Task to carry out -> Repeat, exactly and in full, the lines of the listing below, but without any pictures.

Data shown ->

** BEGIN **

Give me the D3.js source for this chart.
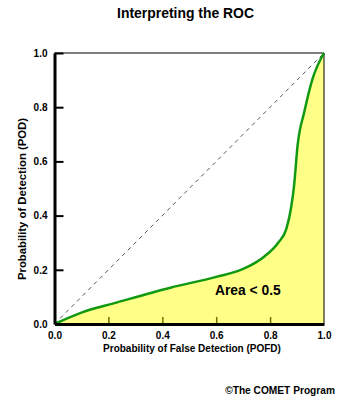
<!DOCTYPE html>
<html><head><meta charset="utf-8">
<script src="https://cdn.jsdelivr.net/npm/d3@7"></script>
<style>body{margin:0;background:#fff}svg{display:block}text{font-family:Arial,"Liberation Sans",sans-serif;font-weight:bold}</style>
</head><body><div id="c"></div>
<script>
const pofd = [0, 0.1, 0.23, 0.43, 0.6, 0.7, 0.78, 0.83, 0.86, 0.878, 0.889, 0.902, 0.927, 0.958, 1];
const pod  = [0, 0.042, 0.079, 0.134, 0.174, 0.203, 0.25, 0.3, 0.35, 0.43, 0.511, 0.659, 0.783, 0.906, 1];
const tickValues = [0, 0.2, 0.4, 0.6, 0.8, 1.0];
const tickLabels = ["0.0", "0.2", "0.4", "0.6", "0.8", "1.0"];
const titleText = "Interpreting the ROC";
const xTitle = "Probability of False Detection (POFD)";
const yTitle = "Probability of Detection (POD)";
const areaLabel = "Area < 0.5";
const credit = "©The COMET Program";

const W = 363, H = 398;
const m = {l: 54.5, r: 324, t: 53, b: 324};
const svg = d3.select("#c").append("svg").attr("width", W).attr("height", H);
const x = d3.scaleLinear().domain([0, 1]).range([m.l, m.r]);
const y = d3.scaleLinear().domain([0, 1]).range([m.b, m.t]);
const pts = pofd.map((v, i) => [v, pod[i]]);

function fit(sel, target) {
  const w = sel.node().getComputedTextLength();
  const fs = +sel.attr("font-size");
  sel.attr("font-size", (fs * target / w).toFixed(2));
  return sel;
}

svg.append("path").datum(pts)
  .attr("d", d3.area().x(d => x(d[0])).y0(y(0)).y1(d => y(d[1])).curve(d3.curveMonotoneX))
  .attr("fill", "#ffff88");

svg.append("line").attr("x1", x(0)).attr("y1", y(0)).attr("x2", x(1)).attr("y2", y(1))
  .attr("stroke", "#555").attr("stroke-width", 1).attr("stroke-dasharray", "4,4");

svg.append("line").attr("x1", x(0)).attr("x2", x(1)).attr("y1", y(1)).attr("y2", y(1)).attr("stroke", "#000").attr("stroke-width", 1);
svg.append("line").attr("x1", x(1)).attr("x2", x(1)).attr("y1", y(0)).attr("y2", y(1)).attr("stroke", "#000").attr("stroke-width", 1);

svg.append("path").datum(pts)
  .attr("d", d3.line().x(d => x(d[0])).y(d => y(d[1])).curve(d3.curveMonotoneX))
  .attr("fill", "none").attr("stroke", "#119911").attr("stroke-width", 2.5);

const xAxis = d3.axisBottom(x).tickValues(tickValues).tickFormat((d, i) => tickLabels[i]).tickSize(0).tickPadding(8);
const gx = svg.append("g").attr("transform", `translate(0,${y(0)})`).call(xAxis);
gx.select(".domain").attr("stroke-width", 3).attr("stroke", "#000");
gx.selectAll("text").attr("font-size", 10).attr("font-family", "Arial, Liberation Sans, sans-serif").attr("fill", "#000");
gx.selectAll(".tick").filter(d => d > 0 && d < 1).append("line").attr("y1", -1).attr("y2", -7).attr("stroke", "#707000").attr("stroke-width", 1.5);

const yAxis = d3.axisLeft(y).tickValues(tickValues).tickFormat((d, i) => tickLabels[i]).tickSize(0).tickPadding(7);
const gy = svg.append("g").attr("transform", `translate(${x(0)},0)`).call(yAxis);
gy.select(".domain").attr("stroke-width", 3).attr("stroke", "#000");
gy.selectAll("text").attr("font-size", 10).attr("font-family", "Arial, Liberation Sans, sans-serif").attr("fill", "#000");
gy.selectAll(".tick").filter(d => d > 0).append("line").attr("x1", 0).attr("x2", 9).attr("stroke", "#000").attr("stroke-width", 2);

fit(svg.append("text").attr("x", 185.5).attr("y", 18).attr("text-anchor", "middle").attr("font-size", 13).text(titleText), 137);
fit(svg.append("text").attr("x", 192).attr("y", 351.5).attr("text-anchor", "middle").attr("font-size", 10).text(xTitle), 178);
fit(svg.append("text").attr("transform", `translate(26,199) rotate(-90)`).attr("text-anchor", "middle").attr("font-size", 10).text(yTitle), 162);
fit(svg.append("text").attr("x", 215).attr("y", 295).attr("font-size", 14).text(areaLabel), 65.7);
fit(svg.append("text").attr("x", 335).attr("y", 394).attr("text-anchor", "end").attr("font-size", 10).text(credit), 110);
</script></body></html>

** END **

Task result ->
Give me the D3.js source for this chart.
<!DOCTYPE html>
<html><head><meta charset="utf-8">
<script src="https://cdn.jsdelivr.net/npm/d3@7"></script>
<style>body{margin:0;background:#fff}svg{display:block}text{font-family:Arial,"Liberation Sans",sans-serif;font-weight:bold}</style>
</head><body><div id="c"></div>
<script>
const pofd = [0, 0.1, 0.23, 0.43, 0.6, 0.7, 0.78, 0.83, 0.86, 0.878, 0.889, 0.902, 0.927, 0.958, 1];
const pod  = [0, 0.042, 0.079, 0.134, 0.174, 0.203, 0.25, 0.3, 0.35, 0.43, 0.511, 0.659, 0.783, 0.906, 1];
const tickValues = [0, 0.2, 0.4, 0.6, 0.8, 1.0];
const tickLabels = ["0.0", "0.2", "0.4", "0.6", "0.8", "1.0"];
const titleText = "Interpreting the ROC";
const xTitle = "Probability of False Detection (POFD)";
const yTitle = "Probability of Detection (POD)";
const areaLabel = "Area < 0.5";
const credit = "©The COMET Program";

const W = 363, H = 398;
const m = {l: 54.5, r: 324, t: 53, b: 324};
const svg = d3.select("#c").append("svg").attr("width", W).attr("height", H);
const x = d3.scaleLinear().domain([0, 1]).range([m.l, m.r]);
const y = d3.scaleLinear().domain([0, 1]).range([m.b, m.t]);
const pts = pofd.map((v, i) => [v, pod[i]]);

function fit(sel, target) {
  const w = sel.node().getComputedTextLength();
  const fs = +sel.attr("font-size");
  sel.attr("font-size", (fs * target / w).toFixed(2));
  return sel;
}

svg.append("path").datum(pts)
  .attr("d", d3.area().x(d => x(d[0])).y0(y(0)).y1(d => y(d[1])).curve(d3.curveMonotoneX))
  .attr("fill", "#ffff88");

svg.append("line").attr("x1", x(0)).attr("y1", y(0)).attr("x2", x(1)).attr("y2", y(1))
  .attr("stroke", "#555").attr("stroke-width", 1).attr("stroke-dasharray", "4,4");

svg.append("line").attr("x1", x(0)).attr("x2", x(1)).attr("y1", y(1)).attr("y2", y(1)).attr("stroke", "#000").attr("stroke-width", 1);
svg.append("line").attr("x1", x(1)).attr("x2", x(1)).attr("y1", y(0)).attr("y2", y(1)).attr("stroke", "#000").attr("stroke-width", 1);

svg.append("path").datum(pts)
  .attr("d", d3.line().x(d => x(d[0])).y(d => y(d[1])).curve(d3.curveMonotoneX))
  .attr("fill", "none").attr("stroke", "#119911").attr("stroke-width", 2.5);

const xAxis = d3.axisBottom(x).tickValues(tickValues).tickFormat((d, i) => tickLabels[i]).tickSize(0).tickPadding(8);
const gx = svg.append("g").attr("transform", `translate(0,${y(0)})`).call(xAxis);
gx.select(".domain").attr("stroke-width", 3).attr("stroke", "#000");
gx.selectAll("text").attr("font-size", 10).attr("font-family", "Arial, Liberation Sans, sans-serif").attr("fill", "#000");
gx.selectAll(".tick").filter(d => d > 0 && d < 1).append("line").attr("y1", -1).attr("y2", -7).attr("stroke", "#707000").attr("stroke-width", 1.5);

const yAxis = d3.axisLeft(y).tickValues(tickValues).tickFormat((d, i) => tickLabels[i]).tickSize(0).tickPadding(7);
const gy = svg.append("g").attr("transform", `translate(${x(0)},0)`).call(yAxis);
gy.select(".domain").attr("stroke-width", 3).attr("stroke", "#000");
gy.selectAll("text").attr("font-size", 10).attr("font-family", "Arial, Liberation Sans, sans-serif").attr("fill", "#000");
gy.selectAll(".tick").filter(d => d > 0).append("line").attr("x1", 0).attr("x2", 9).attr("stroke", "#000").attr("stroke-width", 2);

fit(svg.append("text").attr("x", 185.5).attr("y", 18).attr("text-anchor", "middle").attr("font-size", 13).text(titleText), 137);
fit(svg.append("text").attr("x", 192).attr("y", 351.5).attr("text-anchor", "middle").attr("font-size", 10).text(xTitle), 178);
fit(svg.append("text").attr("transform", `translate(26,199) rotate(-90)`).attr("text-anchor", "middle").attr("font-size", 10).text(yTitle), 162);
fit(svg.append("text").attr("x", 215).attr("y", 295).attr("font-size", 14).text(areaLabel), 65.7);
fit(svg.append("text").attr("x", 335).attr("y", 394).attr("text-anchor", "end").attr("font-size", 10).text(credit), 110);
</script></body></html>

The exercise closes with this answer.